RAW DATA:
____________________

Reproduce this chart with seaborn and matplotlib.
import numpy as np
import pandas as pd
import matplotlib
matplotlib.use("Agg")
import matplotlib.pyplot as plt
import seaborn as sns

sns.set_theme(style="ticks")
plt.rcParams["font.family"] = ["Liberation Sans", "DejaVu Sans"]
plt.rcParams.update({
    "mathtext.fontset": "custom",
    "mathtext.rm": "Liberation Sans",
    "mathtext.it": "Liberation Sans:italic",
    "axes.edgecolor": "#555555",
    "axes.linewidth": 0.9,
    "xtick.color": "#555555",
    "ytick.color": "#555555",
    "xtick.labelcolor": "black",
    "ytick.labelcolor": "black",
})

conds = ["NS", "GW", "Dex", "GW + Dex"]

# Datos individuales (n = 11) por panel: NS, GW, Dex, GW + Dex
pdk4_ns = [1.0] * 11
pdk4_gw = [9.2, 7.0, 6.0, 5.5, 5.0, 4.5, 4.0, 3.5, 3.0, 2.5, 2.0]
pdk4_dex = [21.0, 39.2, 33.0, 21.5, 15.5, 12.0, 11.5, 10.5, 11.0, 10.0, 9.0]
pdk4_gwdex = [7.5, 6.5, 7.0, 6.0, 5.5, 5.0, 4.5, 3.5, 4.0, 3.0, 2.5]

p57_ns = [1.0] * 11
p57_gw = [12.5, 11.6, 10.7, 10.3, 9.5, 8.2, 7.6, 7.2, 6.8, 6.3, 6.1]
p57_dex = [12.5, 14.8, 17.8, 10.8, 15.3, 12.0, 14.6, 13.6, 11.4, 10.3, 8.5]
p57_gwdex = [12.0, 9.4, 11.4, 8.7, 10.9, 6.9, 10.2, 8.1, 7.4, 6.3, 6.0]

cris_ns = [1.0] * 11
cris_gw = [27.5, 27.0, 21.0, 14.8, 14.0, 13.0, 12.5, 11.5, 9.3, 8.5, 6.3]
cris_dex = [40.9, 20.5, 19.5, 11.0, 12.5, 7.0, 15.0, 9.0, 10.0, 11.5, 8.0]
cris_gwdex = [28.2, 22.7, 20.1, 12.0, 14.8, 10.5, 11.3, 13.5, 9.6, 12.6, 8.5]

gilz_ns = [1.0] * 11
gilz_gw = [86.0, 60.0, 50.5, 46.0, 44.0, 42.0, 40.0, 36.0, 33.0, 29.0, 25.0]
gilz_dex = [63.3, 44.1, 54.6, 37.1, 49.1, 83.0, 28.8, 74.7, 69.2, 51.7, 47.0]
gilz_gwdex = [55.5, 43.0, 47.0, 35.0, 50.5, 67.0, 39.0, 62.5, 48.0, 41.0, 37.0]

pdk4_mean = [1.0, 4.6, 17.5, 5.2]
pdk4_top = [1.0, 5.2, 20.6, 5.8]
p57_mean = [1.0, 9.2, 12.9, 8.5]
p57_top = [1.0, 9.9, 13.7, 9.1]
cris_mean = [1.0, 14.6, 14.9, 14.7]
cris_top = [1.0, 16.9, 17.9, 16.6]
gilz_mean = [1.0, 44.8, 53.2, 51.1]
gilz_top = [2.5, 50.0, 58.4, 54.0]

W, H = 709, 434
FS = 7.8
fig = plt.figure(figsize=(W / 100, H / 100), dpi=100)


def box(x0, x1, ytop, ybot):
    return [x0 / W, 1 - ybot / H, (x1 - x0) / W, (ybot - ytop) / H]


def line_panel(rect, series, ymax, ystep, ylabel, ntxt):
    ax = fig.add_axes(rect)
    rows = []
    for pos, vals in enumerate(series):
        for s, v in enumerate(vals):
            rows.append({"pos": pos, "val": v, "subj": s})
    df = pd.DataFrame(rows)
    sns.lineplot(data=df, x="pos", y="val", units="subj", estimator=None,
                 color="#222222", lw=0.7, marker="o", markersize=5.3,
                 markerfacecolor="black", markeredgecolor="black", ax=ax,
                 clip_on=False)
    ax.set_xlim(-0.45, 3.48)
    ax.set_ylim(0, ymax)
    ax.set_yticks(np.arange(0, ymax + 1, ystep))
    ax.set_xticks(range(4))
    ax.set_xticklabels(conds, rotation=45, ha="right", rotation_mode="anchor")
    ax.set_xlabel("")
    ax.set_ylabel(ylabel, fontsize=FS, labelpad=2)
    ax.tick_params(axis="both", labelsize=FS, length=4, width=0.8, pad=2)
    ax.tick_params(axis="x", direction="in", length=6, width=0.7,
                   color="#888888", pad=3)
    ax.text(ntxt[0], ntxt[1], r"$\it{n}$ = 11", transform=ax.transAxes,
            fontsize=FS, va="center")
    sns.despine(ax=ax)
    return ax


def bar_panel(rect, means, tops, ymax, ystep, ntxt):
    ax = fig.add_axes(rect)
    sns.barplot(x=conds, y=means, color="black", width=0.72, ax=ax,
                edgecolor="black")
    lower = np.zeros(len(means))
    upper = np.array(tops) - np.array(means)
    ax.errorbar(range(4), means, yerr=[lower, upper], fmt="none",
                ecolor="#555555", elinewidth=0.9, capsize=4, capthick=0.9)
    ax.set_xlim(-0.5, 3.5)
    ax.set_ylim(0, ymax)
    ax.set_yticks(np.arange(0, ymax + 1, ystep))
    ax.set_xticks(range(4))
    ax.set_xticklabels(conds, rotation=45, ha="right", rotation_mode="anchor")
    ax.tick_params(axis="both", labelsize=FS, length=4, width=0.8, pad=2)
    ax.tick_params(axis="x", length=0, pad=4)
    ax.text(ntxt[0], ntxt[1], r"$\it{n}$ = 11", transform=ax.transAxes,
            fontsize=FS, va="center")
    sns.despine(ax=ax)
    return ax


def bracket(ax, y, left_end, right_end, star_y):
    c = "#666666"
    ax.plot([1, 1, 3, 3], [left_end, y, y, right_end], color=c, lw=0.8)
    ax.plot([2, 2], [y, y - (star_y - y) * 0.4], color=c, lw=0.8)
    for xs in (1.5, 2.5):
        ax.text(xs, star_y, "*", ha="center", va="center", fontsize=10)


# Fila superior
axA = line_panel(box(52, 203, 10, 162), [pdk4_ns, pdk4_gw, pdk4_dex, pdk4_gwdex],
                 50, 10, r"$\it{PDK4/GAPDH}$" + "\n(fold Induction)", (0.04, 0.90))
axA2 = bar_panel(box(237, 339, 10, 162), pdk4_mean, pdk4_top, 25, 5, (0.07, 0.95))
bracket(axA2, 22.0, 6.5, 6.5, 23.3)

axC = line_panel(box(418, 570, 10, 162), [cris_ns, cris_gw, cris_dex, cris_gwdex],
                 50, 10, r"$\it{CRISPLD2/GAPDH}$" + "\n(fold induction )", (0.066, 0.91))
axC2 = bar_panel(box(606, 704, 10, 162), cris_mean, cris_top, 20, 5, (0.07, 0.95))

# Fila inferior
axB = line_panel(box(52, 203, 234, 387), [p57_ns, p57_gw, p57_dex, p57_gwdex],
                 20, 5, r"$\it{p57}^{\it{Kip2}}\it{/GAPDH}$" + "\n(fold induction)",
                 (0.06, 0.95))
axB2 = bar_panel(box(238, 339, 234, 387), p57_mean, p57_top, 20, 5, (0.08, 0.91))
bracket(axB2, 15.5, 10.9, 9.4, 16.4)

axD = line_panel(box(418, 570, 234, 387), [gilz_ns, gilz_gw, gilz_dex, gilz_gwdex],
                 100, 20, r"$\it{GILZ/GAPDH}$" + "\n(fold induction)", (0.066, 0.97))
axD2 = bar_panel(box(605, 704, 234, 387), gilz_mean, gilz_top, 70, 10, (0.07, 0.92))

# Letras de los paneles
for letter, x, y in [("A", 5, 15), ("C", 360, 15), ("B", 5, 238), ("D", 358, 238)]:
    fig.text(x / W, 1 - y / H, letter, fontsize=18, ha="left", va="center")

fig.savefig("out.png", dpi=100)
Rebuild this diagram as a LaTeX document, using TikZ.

____________________

PROBLEM DESCRIPTION: Quote the data above verbatim from its first line to the line that includes "import seaborn as sns", with both boundary lines retained.

THE RESULT:
Reproduce this chart with seaborn and matplotlib.
import numpy as np
import pandas as pd
import matplotlib
matplotlib.use("Agg")
import matplotlib.pyplot as plt
import seaborn as sns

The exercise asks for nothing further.